Defenders of the Land is only one year old, but it has a bold ambition: to force Canada to honour historic treaties with Indigenous Peoples, and to sign and implement the United Nations Declaration on the Rights of Indigenous Peoples.

The non-binding UN declaration was passed 143 to 4 in September, 2007 in the UN’s General Assembly. Canada, Australia, New Zealand and the United States voted against it.

At the time, the Minister of Indian and Northern Affairs said the declaration was “inconsistent with the Canadian Constitution, the Charter, several acts of Parliament, and existing treaties.” Strahl cited problems with the wording regarding provisions on lands, territories, and resources.

Australia has since signed on to the declaration, but Canada still refuses on the grounds that it gives preferential rights to certain groups not accorded to others.

Diabo said this week is not about changing government policy however; it’s to inform the public about the daily problems faced by Aboriginals, “such as addictions, socio-economic problems, poverty, (and) poor water treatment,” he said. “Everyday Canadians aren’t told about what daily life is on the reserve– it is horrendous.”

Reactions from non-Aboriginals were largely positive.
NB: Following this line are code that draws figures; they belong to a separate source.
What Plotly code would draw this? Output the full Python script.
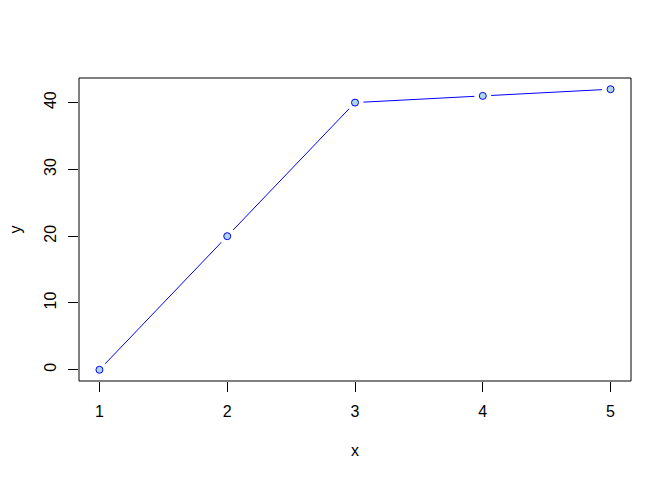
import plotly.graph_objects as go

x_vals = [1, 2, 3, 4, 5]
y_vals = [0, 20, 40, 41, 42]
x_ticks = [1, 2, 3, 4, 5]
y_ticks = [0, 10, 20, 30, 40]

fig = go.Figure()
fig.add_trace(go.Scatter(x=x_vals, y=y_vals, mode="lines",
                         line=dict(color="#0000FF", width=1), hoverinfo="skip"))
# white halo to emulate R type="b" gaps
fig.add_trace(go.Scatter(x=x_vals, y=y_vals, mode="markers",
                         marker=dict(size=17, color="white", line=dict(width=0)), hoverinfo="skip"))
fig.add_trace(go.Scatter(x=x_vals, y=y_vals, mode="markers",
                         marker=dict(size=7, color="#ADD8E6", line=dict(color="#0000FF", width=1))))

font = dict(family="Liberation Sans, Arial, sans-serif", size=16, color="black")
fig.update_layout(
    width=664, height=472, showlegend=False,
    paper_bgcolor="white", plot_bgcolor="white",
    margin=dict(l=71, r=41, t=70, b=99, autoexpand=False),
    font=font,
    xaxis=dict(range=[0.84, 5.16], tickvals=x_ticks, ticks="outside", ticklen=10,
               tickcolor="black", showgrid=False, zeroline=False, showline=False,
               automargin=False, tickfont=font, ticklabelstandoff=6),
    yaxis=dict(range=[-1.68, 43.68], tickvals=y_ticks, ticks="outside", ticklen=10,
               tickcolor="black", showgrid=False, zeroline=False, showline=False,
               automargin=False, tickangle=-90, tickfont=font, ticklabelstandoff=6),
    shapes=[dict(type="rect", xref="paper", yref="paper", x0=0, y0=0, x1=1, y1=1,
                 line=dict(color="black", width=1))],
    annotations=[
        dict(text="x", xref="paper", yref="paper", x=0.5, y=-69/303, yanchor="middle",
             xanchor="center", showarrow=False, font=font, borderpad=0),
        dict(text="y", xref="paper", yref="paper", x=-64/552, y=0.5, yanchor="middle",
             xanchor="center", showarrow=False, textangle=-90, font=font, borderpad=0),
    ],
)
fig.write_html("out.html")
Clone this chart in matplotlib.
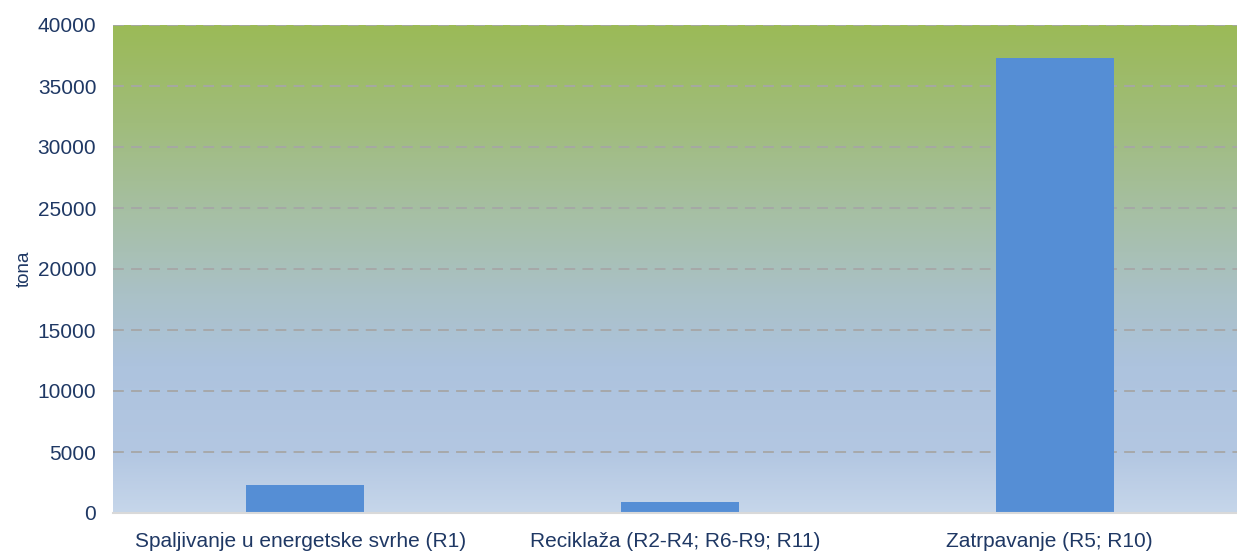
import matplotlib.pyplot as plt
import numpy as np
from matplotlib.colors import LinearSegmentedColormap

plt.rcParams['font.family'] = ['Liberation Sans', 'DejaVu Sans']

kategorije = ['Spaljivanje u energetske svrhe (R1)',
              'Reciklaža (R2-R4; R6-R9; R11)',
              'Zatrpavanje (R5; R10)']
tone = [2300, 900, 37300]
yticks = [0, 5000, 10000, 15000, 20000, 25000, 30000, 35000, 40000]

tekst = '#1F3864'

fig = plt.figure(figsize=(12.37, 5.52), dpi=100)
ax = fig.add_axes([113 / 1237, 39 / 552, 1124 / 1237, 488 / 552])

# gradijent pozadine (odozdo prema gore)
cmap = LinearSegmentedColormap.from_list('pozadina', [
    (0.0, '#C6D6EA'),
    (0.12, '#B3C7E2'),
    (0.30, '#ADC3DE'),
    (0.45, '#AAC1C6'),
    (0.62, '#A6BFA3'),
    (0.80, '#A0BC7B'),
    (1.0, '#9BBA57'),
])
grad = np.linspace(0, 1, 256).reshape(-1, 1)
ax.imshow(grad, cmap=cmap, aspect='auto', origin='lower',
          extent=[-0.5, 2.5, 0, 40000], zorder=0)

x = np.arange(len(kategorije))
ax.bar(x + 0.013, tone, width=0.315, color='#558ED5', zorder=3)

ax.set_xlim(-0.5, 2.5)
ax.set_ylim(0, 40000)
ax.set_yticks(yticks)
ax.set_yticklabels([str(v) for v in yticks])
ax.set_xticks(x)
ax.set_xticklabels(kategorije)
ax.grid(axis='y', color='#A6A6A6', linestyle=(0, (6, 4)), linewidth=1.3, zorder=1)
for s in ['top', 'right', 'left']:
    ax.spines[s].set_visible(False)
ax.spines['bottom'].set_color('#D9D9D9')
ax.spines['bottom'].set_linewidth(1.5)
ax.spines['bottom'].set_zorder(4)
ax.tick_params(axis='both', length=0, labelsize=15, colors=tekst)
ax.tick_params(axis='y', pad=12)
ax.tick_params(axis='x', pad=14)
ax.set_ylabel('tona', fontsize=13.5, color=tekst)
ax.yaxis.set_label_coords(-80 / 1124, 0.5)

fig.savefig('out.png', dpi=100)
One student from Concordia University who wanted to remain anonymous said after the Kahnawake tour, “the cool thing about the Iroquois is they have a strong sense of sovereignty in relation to what they want.”

An immigrant from Tunisia, Marouane Tlili said, “We have a lot to learn from them – the Mohawk and other communities close to nature – in this time of multiple crises. We need to be inspired by a different way of seeing life and people, ways that aren’t based on materials and domination.”